→ **Work instructions**
Extract every record, exactly as written, and ignore the pictures.

→ **Material for this exercise**
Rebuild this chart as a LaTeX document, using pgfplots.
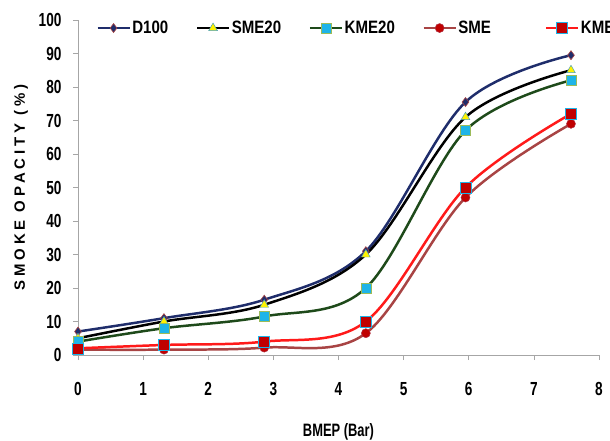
\documentclass[border=0pt]{standalone}
\usepackage{pgfplots}
\pgfplotsset{compat=1.18}
\usepackage{fontspec}
\setmainfont{Liberation Sans}
\newfontfamily\cond[FakeStretch=0.72]{Liberation Sans}
\newfontfamily\legf[FakeStretch=0.84]{Liberation Sans}
\newfontfamily\spaced[LetterSpace=26]{Liberation Sans}

\definecolor{dnavy}{HTML}{1F2D6B}
\definecolor{dgreen}{HTML}{1E4A1A}
\definecolor{brownred}{HTML}{A84444}
\definecolor{kred}{HTML}{FF1A1A}
\definecolor{mkred}{HTML}{C00000}
\definecolor{mcyan}{HTML}{1EB4E8}
\definecolor{molive}{HTML}{9BBB59}

% legend image for the last entry, with extra room to its left
\pgfplotsset{kme legend/.style={legend image code/.code={
  \path (-26bp,0bp);
  \draw[##1, line width=1.5pt, mark repeat=2, mark phase=2] plot coordinates {(0bp,0bp) (16bp,0bp) (32bp,0bp)};}}}

\pgfplotstableread{
x     d100  sme20 kme20 sme  kme
0     7.0   5.0   4.0   1.6  2.0
1.32  11.0  10.0  8.0   1.6  3.0
2.86  16.5  15.0  11.5  2.2  4.0
4.42  31.0  30.0  20.0  6.5  10.0
5.95  75.5  71.0  67.0  47.0 50.0
7.57  89.5  85.0  82.0  69.0 72.0
}\datatab

\begin{document}
\begin{tikzpicture}
\begin{axis}[
  scale only axis,
  width=521bp, height=335bp,
  xmin=0, xmax=8, ymin=0, ymax=100,
  xtick={0,...,8}, ytick={0,10,...,100},
  axis x line*=bottom, axis y line*=left,
  axis line style={gray!70, line width=0.6pt},
  tick style={gray!70, line width=0.6pt},
  tick align=outside,
  major tick length=5bp,
  tick label style={font=\fontsize{19}{19}\selectfont\cond\bfseries},
  /pgf/number format/assume math mode=true,
  xticklabel style={yshift=-19bp},
  yticklabel style={xshift=-8bp},
  xlabel={\fontsize{18}{18}\selectfont\cond\bfseries BMEP (Bar)},
  xlabel style={yshift=-21bp},
  ylabel={\fontsize{15}{15}\selectfont\spaced\bfseries SMOKE OPACITY (\%)},
  ylabel style={yshift=4bp},
  legend columns=-1,
  legend cell align=left,
  legend style={draw=none, fill=none, at={(0.03,0.976)}, anchor=west,
    font=\fontsize{18}{18}\selectfont\legf\bfseries,
    /tikz/every even column/.append style={column sep=26bp}},
  legend image code/.code={
    \draw[#1, line width=1.5pt, mark repeat=2, mark phase=2] plot coordinates {(0bp,0bp) (16bp,0bp) (32bp,0bp)};},
  every axis plot/.append style={smooth, tension=0.55, line width=2.5pt},
]
\addplot[color=dnavy, mark=diamond*, mark size=4.5bp,
  mark options={fill=dnavy, draw=brownred, line width=0.6pt}] table[x=x, y=d100] {\datatab};
\addplot[color=black, mark=triangle*, mark size=5bp,
  mark options={fill=yellow, draw=mcyan!60!gray, line width=0.5pt}] table[x=x, y=sme20] {\datatab};
\addplot[color=dgreen, mark=square*, mark size=5bp,
  mark options={fill=mcyan, draw=molive, line width=0.6pt}] table[x=x, y=kme20] {\datatab};
\addplot[color=brownred, mark=*, mark size=4.5bp,
  mark options={fill=mkred, draw=brownred!70!purple, line width=0.5pt}] table[x=x, y=sme] {\datatab};
\addplot[color=kred, mark=square*, mark size=5.5bp,
  mark options={fill=mkred, draw=mcyan, line width=0.6pt}, kme legend]
  table[x=x, y=kme] {\datatab};
\legend{D100,SME20,KME20,SME,KME}
\coordinate (o) at (rel axis cs:0,0);
\coordinate (e) at (rel axis cs:1,1);
\end{axis}
\pgfresetboundingbox
\path[use as bounding box] ([xshift=-78bp,yshift=-86bp]o) rectangle ([xshift=11bp,yshift=20bp]e);
\end{tikzpicture}
\end{document}
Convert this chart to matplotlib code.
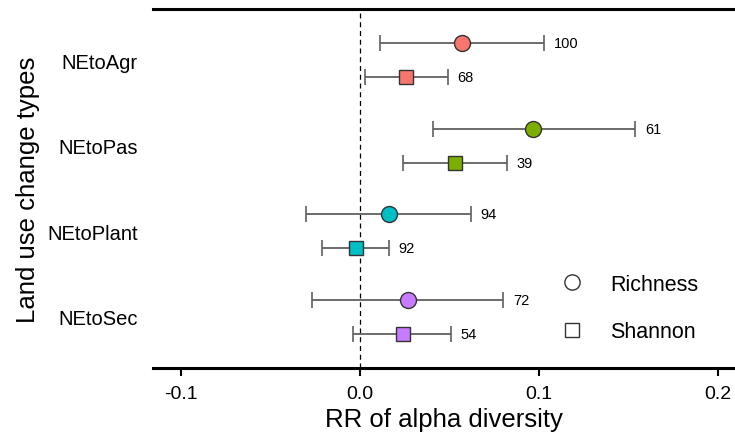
import numpy as np
import matplotlib
matplotlib.use("Agg")
import matplotlib.pyplot as plt
from matplotlib.lines import Line2D

plt.rcParams["font.family"] = ["Liberation Sans", "DejaVu Sans"]

# Response ratios with 95% CI and sample sizes per land-use change type
groups = ["NEtoAgr", "NEtoPas", "NEtoPlant", "NEtoSec"]
colors = ["#F8766D", "#7CAE00", "#00BFC4", "#C77CFF"]

rich_mean = [0.057, 0.097, 0.016, 0.027]
rich_lo = [0.011, 0.041, -0.030, -0.027]
rich_hi = [0.103, 0.154, 0.062, 0.080]
rich_n = [100, 61, 94, 72]

shan_mean = [0.026, 0.053, -0.002, 0.024]
shan_lo = [0.003, 0.024, -0.021, -0.004]
shan_hi = [0.049, 0.082, 0.016, 0.051]
shan_n = [68, 39, 92, 54]

fig = plt.figure(figsize=(7.35, 4.39), dpi=100)
ax = fig.add_axes([153 / 735, 1 - 369 / 439, 1 - 153 / 735, 359 / 439])

ypos = np.arange(len(groups), 0, -1).astype(float)
off = 0.2

ax.axvline(0, color="black", lw=0.9, ls=(0, (4, 3)), zorder=1)


def draw_series(mean, lo, hi, n, dy, marker, ms):
    for i in range(len(groups)):
        y = ypos[i] + dy
        err = [[mean[i] - lo[i]], [hi[i] - mean[i]]]
        ax.errorbar(mean[i], y, xerr=err, fmt="none", ecolor="#606060",
                    elinewidth=1.3, capsize=5.5, capthick=1.2, zorder=2)
        ax.plot(mean[i], y, marker=marker, ms=ms, mfc=colors[i], mec="#333333",
                mew=1.0, ls="none", zorder=3)
        ax.annotate(str(n[i]), xy=(hi[i], y), xytext=(7, 0), textcoords="offset points",
                    ha="left", va="center", fontsize=10.5)


draw_series(rich_mean, rich_lo, rich_hi, rich_n, off, "o", 11.5)
draw_series(shan_mean, shan_lo, shan_hi, shan_n, -off, "s", 10)

ax.set_xlim((153 - 360) / 1788, (735 - 360) / 1788)
ax.set_ylim(0.4, 4.6)
ax.set_xticks([-0.1, 0.0, 0.1, 0.2])
ax.set_xticklabels(["-0.1", "0.0", "0.1", "0.2"])
ax.set_yticks(ypos)
ax.set_yticklabels(groups)

for s in ["left", "right"]:
    ax.spines[s].set_visible(False)
for s in ["top", "bottom"]:
    ax.spines[s].set_linewidth(2.2)

ax.tick_params(axis="x", direction="out", length=6, width=1.5, labelsize=14, pad=6)
ax.tick_params(axis="y", length=0, labelsize=14.5, pad=11)

ax.set_xlabel("RR of alpha diversity", fontsize=18.5, labelpad=4)
ax.set_ylabel("Land use change types", fontsize=18.5, labelpad=5)

handles = [
    Line2D([], [], marker="o", ls="none", ms=11, mfc="white", mec="#333333", mew=1.0),
    Line2D([], [], marker="s", ls="none", ms=10, mfc="white", mec="#333333", mew=1.0),
]
ax.legend(handles, ["Richness", "Shannon"], loc="upper left",
          bbox_to_anchor=(561 / 735, 1 - 275 / 439), bbox_transform=fig.transFigure,
          frameon=False, fontsize=15.5, handlelength=1.0, handletextpad=1.28,
          labelspacing=1.23, borderpad=0, borderaxespad=0)

fig.savefig("out.png", dpi=100)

→ **Expected answer**
Rebuild this chart as a LaTeX document, using pgfplots.
\documentclass[border=0pt]{standalone}
\usepackage{pgfplots}
\pgfplotsset{compat=1.18}
\usepackage{fontspec}
\setmainfont{Liberation Sans}
\newfontfamily\cond[FakeStretch=0.72]{Liberation Sans}
\newfontfamily\legf[FakeStretch=0.84]{Liberation Sans}
\newfontfamily\spaced[LetterSpace=26]{Liberation Sans}

\definecolor{dnavy}{HTML}{1F2D6B}
\definecolor{dgreen}{HTML}{1E4A1A}
\definecolor{brownred}{HTML}{A84444}
\definecolor{kred}{HTML}{FF1A1A}
\definecolor{mkred}{HTML}{C00000}
\definecolor{mcyan}{HTML}{1EB4E8}
\definecolor{molive}{HTML}{9BBB59}

% legend image for the last entry, with extra room to its left
\pgfplotsset{kme legend/.style={legend image code/.code={
  \path (-26bp,0bp);
  \draw[##1, line width=1.5pt, mark repeat=2, mark phase=2] plot coordinates {(0bp,0bp) (16bp,0bp) (32bp,0bp)};}}}

\pgfplotstableread{
x     d100  sme20 kme20 sme  kme
0     7.0   5.0   4.0   1.6  2.0
1.32  11.0  10.0  8.0   1.6  3.0
2.86  16.5  15.0  11.5  2.2  4.0
4.42  31.0  30.0  20.0  6.5  10.0
5.95  75.5  71.0  67.0  47.0 50.0
7.57  89.5  85.0  82.0  69.0 72.0
}\datatab

\begin{document}
\begin{tikzpicture}
\begin{axis}[
  scale only axis,
  width=521bp, height=335bp,
  xmin=0, xmax=8, ymin=0, ymax=100,
  xtick={0,...,8}, ytick={0,10,...,100},
  axis x line*=bottom, axis y line*=left,
  axis line style={gray!70, line width=0.6pt},
  tick style={gray!70, line width=0.6pt},
  tick align=outside,
  major tick length=5bp,
  tick label style={font=\fontsize{19}{19}\selectfont\cond\bfseries},
  /pgf/number format/assume math mode=true,
  xticklabel style={yshift=-19bp},
  yticklabel style={xshift=-8bp},
  xlabel={\fontsize{18}{18}\selectfont\cond\bfseries BMEP (Bar)},
  xlabel style={yshift=-21bp},
  ylabel={\fontsize{15}{15}\selectfont\spaced\bfseries SMOKE OPACITY (\%)},
  ylabel style={yshift=4bp},
  legend columns=-1,
  legend cell align=left,
  legend style={draw=none, fill=none, at={(0.03,0.976)}, anchor=west,
    font=\fontsize{18}{18}\selectfont\legf\bfseries,
    /tikz/every even column/.append style={column sep=26bp}},
  legend image code/.code={
    \draw[#1, line width=1.5pt, mark repeat=2, mark phase=2] plot coordinates {(0bp,0bp) (16bp,0bp) (32bp,0bp)};},
  every axis plot/.append style={smooth, tension=0.55, line width=2.5pt},
]
\addplot[color=dnavy, mark=diamond*, mark size=4.5bp,
  mark options={fill=dnavy, draw=brownred, line width=0.6pt}] table[x=x, y=d100] {\datatab};
\addplot[color=black, mark=triangle*, mark size=5bp,
  mark options={fill=yellow, draw=mcyan!60!gray, line width=0.5pt}] table[x=x, y=sme20] {\datatab};
\addplot[color=dgreen, mark=square*, mark size=5bp,
  mark options={fill=mcyan, draw=molive, line width=0.6pt}] table[x=x, y=kme20] {\datatab};
\addplot[color=brownred, mark=*, mark size=4.5bp,
  mark options={fill=mkred, draw=brownred!70!purple, line width=0.5pt}] table[x=x, y=sme] {\datatab};
\addplot[color=kred, mark=square*, mark size=5.5bp,
  mark options={fill=mkred, draw=mcyan, line width=0.6pt}, kme legend]
  table[x=x, y=kme] {\datatab};
\legend{D100,SME20,KME20,SME,KME}
\coordinate (o) at (rel axis cs:0,0);
\coordinate (e) at (rel axis cs:1,1);
\end{axis}
\pgfresetboundingbox
\path[use as bounding box] ([xshift=-78bp,yshift=-86bp]o) rectangle ([xshift=11bp,yshift=20bp]e);
\end{tikzpicture}
\end{document}
Convert this chart to matplotlib code.
import numpy as np
import matplotlib
matplotlib.use("Agg")
import matplotlib.pyplot as plt
from matplotlib.lines import Line2D

plt.rcParams["font.family"] = ["Liberation Sans", "DejaVu Sans"]

# Response ratios with 95% CI and sample sizes per land-use change type
groups = ["NEtoAgr", "NEtoPas", "NEtoPlant", "NEtoSec"]
colors = ["#F8766D", "#7CAE00", "#00BFC4", "#C77CFF"]

rich_mean = [0.057, 0.097, 0.016, 0.027]
rich_lo = [0.011, 0.041, -0.030, -0.027]
rich_hi = [0.103, 0.154, 0.062, 0.080]
rich_n = [100, 61, 94, 72]

shan_mean = [0.026, 0.053, -0.002, 0.024]
shan_lo = [0.003, 0.024, -0.021, -0.004]
shan_hi = [0.049, 0.082, 0.016, 0.051]
shan_n = [68, 39, 92, 54]

fig = plt.figure(figsize=(7.35, 4.39), dpi=100)
ax = fig.add_axes([153 / 735, 1 - 369 / 439, 1 - 153 / 735, 359 / 439])

ypos = np.arange(len(groups), 0, -1).astype(float)
off = 0.2

ax.axvline(0, color="black", lw=0.9, ls=(0, (4, 3)), zorder=1)


def draw_series(mean, lo, hi, n, dy, marker, ms):
    for i in range(len(groups)):
        y = ypos[i] + dy
        err = [[mean[i] - lo[i]], [hi[i] - mean[i]]]
        ax.errorbar(mean[i], y, xerr=err, fmt="none", ecolor="#606060",
                    elinewidth=1.3, capsize=5.5, capthick=1.2, zorder=2)
        ax.plot(mean[i], y, marker=marker, ms=ms, mfc=colors[i], mec="#333333",
                mew=1.0, ls="none", zorder=3)
        ax.annotate(str(n[i]), xy=(hi[i], y), xytext=(7, 0), textcoords="offset points",
                    ha="left", va="center", fontsize=10.5)


draw_series(rich_mean, rich_lo, rich_hi, rich_n, off, "o", 11.5)
draw_series(shan_mean, shan_lo, shan_hi, shan_n, -off, "s", 10)

ax.set_xlim((153 - 360) / 1788, (735 - 360) / 1788)
ax.set_ylim(0.4, 4.6)
ax.set_xticks([-0.1, 0.0, 0.1, 0.2])
ax.set_xticklabels(["-0.1", "0.0", "0.1", "0.2"])
ax.set_yticks(ypos)
ax.set_yticklabels(groups)

for s in ["left", "right"]:
    ax.spines[s].set_visible(False)
for s in ["top", "bottom"]:
    ax.spines[s].set_linewidth(2.2)

ax.tick_params(axis="x", direction="out", length=6, width=1.5, labelsize=14, pad=6)
ax.tick_params(axis="y", length=0, labelsize=14.5, pad=11)

ax.set_xlabel("RR of alpha diversity", fontsize=18.5, labelpad=4)
ax.set_ylabel("Land use change types", fontsize=18.5, labelpad=5)

handles = [
    Line2D([], [], marker="o", ls="none", ms=11, mfc="white", mec="#333333", mew=1.0),
    Line2D([], [], marker="s", ls="none", ms=10, mfc="white", mec="#333333", mew=1.0),
]
ax.legend(handles, ["Richness", "Shannon"], loc="upper left",
          bbox_to_anchor=(561 / 735, 1 - 275 / 439), bbox_transform=fig.transFigure,
          frameon=False, fontsize=15.5, handlelength=1.0, handletextpad=1.28,
          labelspacing=1.23, borderpad=0, borderaxespad=0)

fig.savefig("out.png", dpi=100)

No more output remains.